A diesel particulate filter (hereinafter referred to as “DPF”), for example, is known as a filter for collecting particulate matter (PM) contained in an exhaust gas emitted from a diesel engine.
The DPF can only collect a limited amount of PM, and therefore a so-called forced regeneration for periodically burning and removing accumulated PM needs to be carried out. The forced regeneration is carried out by supplying unburned fuel (HC) to an oxidation catalyst on an upstream exhaust pipe through in-pipe injection or post-injection, and raising the temperature of the exhaust gas to a PM-burning temperature with the heat produced upon oxidation.

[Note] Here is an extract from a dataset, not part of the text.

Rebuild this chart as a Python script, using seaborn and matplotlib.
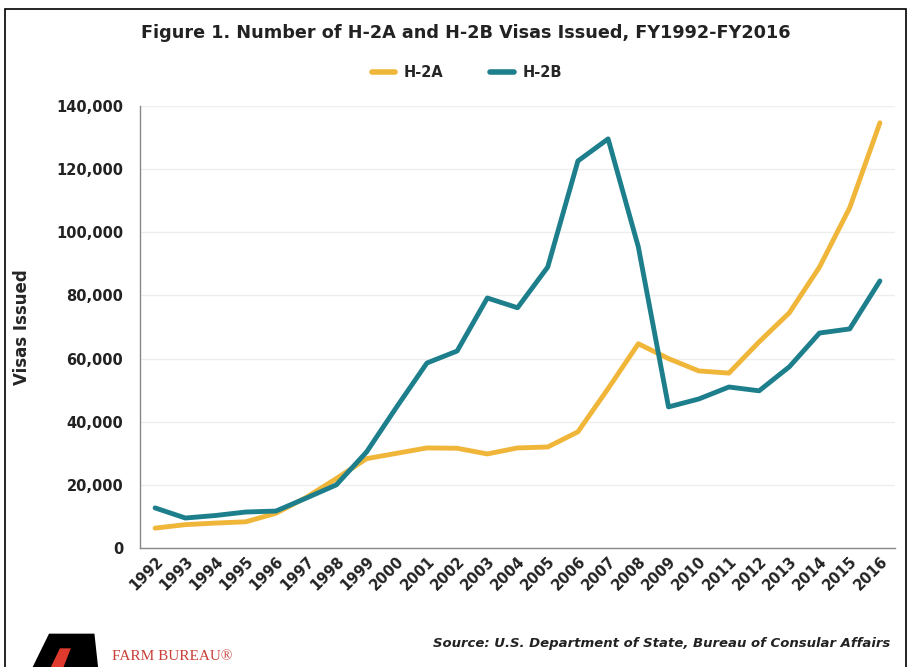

The PM that accumulates in the DPF contains a soot component and so on emitted primarily from an engine. An engine oil component and so on also accumulates in the DPF. Among these components, the soot component is burned and removed by the forced regeneration, but the engine oil results in residual ash. The ash component is incombustible and cannot be removed even if the forced regeneration is carried out. As the ash component further accumulates, the DPF becomes clogged with the ash component. This brings about an increased pressure loss. To deal with this, maintenance for periodically cleaning the accumulated ash becomes necessary.
There is known a technique in which the timing for maintaining a DPF is predicted by estimating the amount of accumulated ash from a pressure difference across the DPF. The pressure difference across the DPF is detected immediately after the forced regeneration of the DPF finishes (e.g., see PATENT LITERATURE 1).